Technology is shaking up every sector, including both business and higher education. How can we expect to see technology showing up in business school classrooms in the future? Here’s a closer look at six emerging technologies business school leaders should know about.
1. Recruitment technologies
The campus visit is a rite of passage for many college students, both at the undergraduate and graduate level. However, these tours can be costly and time-consuming -- especially for international students. In an effort to remove this barrier, more universities are turning to virtual reality (VR) tours to attract tuition-paying international students.
School administrator Kevin Merges told Market Brief of the effectiveness of this strategy when compared to traditional videos, “The impact of virtual reality is a 40 to 70 percent increase in a person’s connection to the content.”
2. Classroom Role Playing, Simulations and Gamification
The potential of VR for higher education isn’t limited to recruitment. It also has applications when incorporated into the curricula. In fact, according to a report from Gartner Research, 60 percent of higher ed institutions in the US will be using VR to put students in immersive situations by the year 2021. The report’s co-author Marty Resnick touts VR for its “ability to create a learning environment in which students can obtain authentic, but low-stakes, hands-on experience.”
A recent U.S. News & World Report article details how business schools like MIT’s Sloan School of Management are using VR role-playing games to enhance student learning and engagement. Professor of management and director of the MIT Sloan Sustainability Initiative and the MIT System Dynamics group says the simulation “teaches our business students skills such as improvising, negotiating and public speaking....It reinforces how their decisions can have consequences that last for decades.”

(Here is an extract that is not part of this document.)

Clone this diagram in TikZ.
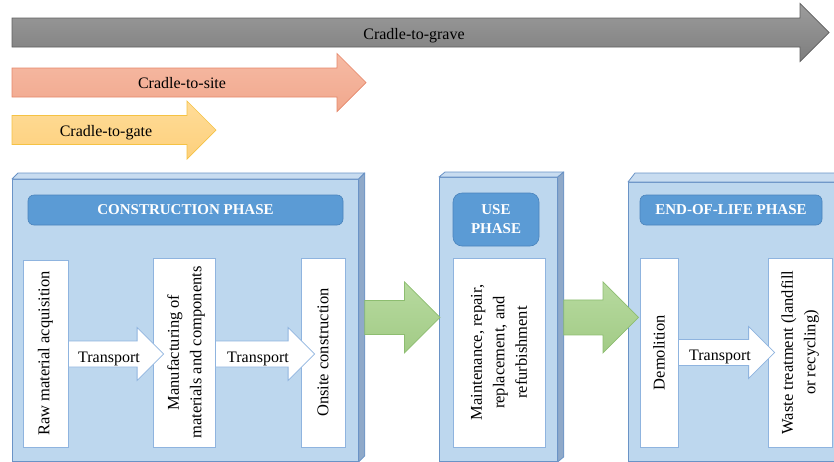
\documentclass[tikz,border=0pt]{standalone}
\usepackage{fontspec}
\setmainfont{Liberation Serif}
\usetikzlibrary{calc}
\definecolor{boxfill}{HTML}{BDD7EE}
\definecolor{boxline}{HTML}{6A93C6}
\definecolor{boxside}{HTML}{8FA9C9}
\definecolor{boxtop}{HTML}{C8DCF0}
\definecolor{hdrfill}{HTML}{5B9BD5}
\definecolor{hdrline}{HTML}{4A83BC}
\definecolor{wline}{HTML}{8FB4DF}
\definecolor{greyA}{HTML}{9C9C9C}
\definecolor{greyB}{HTML}{7E7E7E}
\definecolor{greyL}{HTML}{5F5F5F}
\definecolor{siteA}{HTML}{F6BAA4}
\definecolor{siteB}{HTML}{F1A88D}
\definecolor{siteL}{HTML}{E5876A}
\definecolor{gateA}{HTML}{FFDC98}
\definecolor{gateB}{HTML}{FDD07C}
\definecolor{gateL}{HTML}{F5C243}
\definecolor{grnA}{HTML}{B7DA9F}
\definecolor{grnB}{HTML}{A2CB86}
\definecolor{grnL}{HTML}{8DBD70}
% block arrow: #1 style, #2 start point, #3 tip point, #4 shaft half width, #5 head half width
\newcommand\barrow[5]{%
  \path[#1] let \p1=#2, \p2=#3 in
    (\x1,\y2+#4pt) -- (\x2-#5pt,\y2+#4pt) -- (\x2-#5pt,\y2+#5pt) -- (\x2,\y2)
    -- (\x2-#5pt,\y2-#5pt) -- (\x2-#5pt,\y2-#4pt) -- (\x1,\y2-#4pt) -- cycle;}
\begin{document}
\begin{tikzpicture}[x=1pt,y=-1pt,
  bigbox/.style={draw=boxline,fill=boxfill,line width=0.8pt,inner sep=0pt,anchor=north west},
  topface/.style={draw=boxline,fill=boxtop,line width=0.8pt,line join=round},
  sideface/.style={draw=boxline,fill=boxside,line width=0.8pt,line join=round},
  hdr/.style={draw=hdrline,fill=hdrfill,rounded corners=6pt,line width=0.6pt,text=white,
    font=\fontsize{15}{19}\selectfont\bfseries,align=center,inner sep=0pt},
  wbox/.style={draw=wline,fill=white,line width=0.8pt,inner sep=0pt},
  vtxt/.style={rotate=90,align=center,inner sep=0pt,font=\fontsize{16.5}{22.5}\selectfont},
  lbl/.style={inner sep=0pt,anchor=base,font=\fontsize{16}{22}\selectfont},
  greyarr/.style={draw=greyL,top color=greyA,bottom color=greyB,line width=0.7pt},
  sitearr/.style={draw=siteL,top color=siteA,bottom color=siteB,line width=0.7pt},
  gatearr/.style={draw=gateL,top color=gateA,bottom color=gateB,line width=0.7pt},
  grnarr/.style={draw=grnL,top color=grnA,bottom color=grnB,line width=0.7pt},
  trarr/.style={draw=wline,fill=white,line width=0.8pt}]
\useasboundingbox (0,0) rectangle (834,461);
\clip (0,0) rectangle (834,461);

% lifecycle scope arrows
\coordinate (gs) at (12,32.5);  \coordinate (ge) at (829,32.5);
\coordinate (ss) at (12,82.5);  \coordinate (se) at (366,82.5);
\coordinate (ts) at (12,130);   \coordinate (te) at (216,130);
\barrow{greyarr}{(gs)}{(ge)}{14.5}{29}
\barrow{sitearr}{(ss)}{(se)}{14.5}{29}
\barrow{gatearr}{(ts)}{(te)}{14.5}{29}
\node[lbl] (tgrave) at (414,39) {Cradle-to-grave};
\node[lbl] (tsite) at (182,88) {Cradle-to-site};
\node[lbl] (tgate) at (106,136.5) {Cradle-to-gate};

% construction phase box
\node[bigbox,minimum width=346,minimum height=282] (cph) at (12,179) {};
\draw[topface] (cph.north west) -- ++(6,-6) -- ($(cph.north east)+(6,-6)$) -- (cph.north east) -- cycle;
\draw[sideface] (cph.north east) -- ++(6,-6) -- ($(cph.south east)+(6,-6)$) -- (cph.south east) -- cycle;
\node[hdr,minimum width=315,minimum height=30] (cphh) at (185.5,210) {CONSTRUCTION PHASE};

% use phase box
\node[bigbox,minimum width=118,minimum height=284] (uph) at (439,177) {};
\draw[topface] (uph.north west) -- ++(6,-5) -- ($(uph.north east)+(6,-5)$) -- (uph.north east) -- cycle;
\draw[sideface] (uph.north east) -- ++(6,-5) -- ($(uph.south east)+(6,-5)$) -- (uph.south east) -- cycle;
\node[hdr,minimum width=86,minimum height=53,rounded corners=9pt] (uphh) at (496,219.5) {USE\\PHASE};

% end-of-life phase box
\node[bigbox,minimum width=230,minimum height=279] (eph) at (628,182) {};
\draw[topface] (eph.north west) -- ++(7,-9) -- ($(eph.north east)+(7,-9)$) -- (eph.north east) -- cycle;
\node[hdr,minimum width=182,minimum height=30] (ephh) at (731,210) {END-OF-LIFE PHASE};

% stage boxes
\node[wbox,minimum width=45,minimum height=187] (raw) at (45.5,353.5) {};
\node[vtxt] (rawt) at (raw.center) {Raw material acquisition};
\node[wbox,minimum width=62,minimum height=189] (manu) at (184,352.5) {};
\node[vtxt] (manut) at ([xshift=2pt]manu.center) {Manufacturing of\\materials and components};
\node[wbox,minimum width=44,minimum height=189] (onsite) at (323,352.5) {};
\node[vtxt] (onsitet) at (onsite.center) {Onsite construction};
\node[wbox,minimum width=92,minimum height=189] (maint) at (499,352.5) {};
\node[vtxt] (maintt) at (maint.center) {Maintenance, repair,\\replacement, and\\refurbishment};
\node[wbox,minimum width=38,minimum height=189] (demol) at (659,352.5) {};
\node[vtxt] (demolt) at (demol.center) {Demolition};
\node[wbox,minimum width=64,minimum height=189] (waste) at (800,352.5) {};
\node[vtxt] (wastet) at (waste.center) {Waste treatment (landfill\\or recycling)};

% transport arrows (their heads overlap the next box)
\barrow{trarr}{(raw.east)}{([xshift=11pt,yshift=-1.5pt]manu.west)}{13}{26.5}
\barrow{trarr}{(manu.east)}{([xshift=14pt,yshift=-1.5pt]onsite.west)}{13}{26.5}
\barrow{trarr}{(demol.east)}{([xshift=7pt]waste.west)}{13}{26}
\node[lbl] (tr1) at (109,362) {Transport};
\node[lbl] (tr2) at (258,362) {Transport};
\node[lbl] (tr3) at (720,360) {Transport};

% phase transition arrows
\barrow{grnarr}{($(cph.east)+(6,0)$)}{([xshift=1pt,yshift=2pt]uph.west)}{17}{35.5}
\barrow{grnarr}{($(uph.east)+(6,0)$)}{([xshift=10.5pt,yshift=4.5pt]eph.west)}{17.5}{35.5}
\end{tikzpicture}
\end{document}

And while MIT’s exercise pertains to climate control negotiations, VR can be used by business schools in many different ways, including everything from “virtual escape rooms that teach leadership and collaboration to customized programs that can change interiors of retail environments as part of marketing exercises,” says U.S. News & World Report.
3. Real-time video classrooms
Online business schools promise to get even more accessible with the introduction of real-time video classroom formats. Last week, Drury University announced that not only would all 30 credit hours of its MBA program be available online, but that through synchronous video conferencing technology, students and professors will actually be able to “meet” for class.
Asserts Drury MBA program director Robin Soster of the development, “Professors will be able to see your face and know whether or not you understand the material, just like in the classroom.”
Given the many advantages of face-to-face interactivity, widespread adoption by business schools is a win-win. “Our faculty are excited because this is going to allow them to do what they do best as teachers, and it’s going to be excellent for student outcomes,” Soster continues.
4. Robot teachers
Robots are rising, and rapid advancements in artificial intelligence and automation are expected to have a major impact in higher education. Proposes the World Economic Forum, “For academics, this rise in artificial intelligence, robotics and intelligent tutoring systems, may well mean that having the required experience and teaching skills are no longer enough. And the already apparent lack of digital skills among some academics may make it easier for universities to look to robots as an alternative.”
Specifically, AI-enabled robots have the potential to improve teaching across several measures, including individualized learning, more objective and timely grading, and the ability to determine areas of improvement in degree programs.
5. Virtual technology
As the world becomes increasingly globalized, business schools are looking for more ways to teach graduates the skills they’ll need to survive and thrive in the borderless business landscape. Technologies like Skype and WhatsApp make it easier than ever for business students from all over the world to work collaboratively on projects.
Take the Global Virtual Teams initiative, for example. This simulation tasked a diverse group of students with scheduling meetings, communicating, and meeting deadlines -- all while taking into account cultural differences and lack of face-to-face interaction.
Said Yale student and Global Virtual Teams participant Elliott Moreno, “We had people on our team from Mexico and Europe; others had students from Africa and Asia on their teams. It really quickly got interesting because suddenly, there are cultural barriers to work through and time differences to take into account. These are things you don’t think about when everyone is in the same location. They come to light very quickly when you’re working with a global virtual team.”
The takeaways from the Global Virtual Teams experience are both relevant and lasting. “It’s very well-aligned with the real world. I learned a lot that won’t just help me the rest of the year, it will give me an edge once I leave Yale and start my actual career,” added Moreno.
As the fifth generation of wireless technology, 5G offers many advantages, including more powerful networks, faster downloads, and dramatically accelerated transfer of information. These have obvious benefits when it comes to classroom learning.
“What 5G will mean for the education space is still an an area of exploration. To provide a few imaginative suggestions, a 5G-enabled classroom could include: A holographic teacher who can beam in to lead discussions on specialized topics; seamless virtual reality experiences that can help students with diverse learning needs better engage; or connected devices that could help close gaps in education for international students,” suggests EdSurge.
One last thing to keep in mind about the relationship between business schools and technology? Just as the best businesses include innovation among their strategic priorities, so must forward-thinking business schools do the same. Viewed through this lens, business schools that position themselves as pioneers when it comes to technology adoption are also positioning their graduates for a smooth and successful transition from the classroom to the boardroom.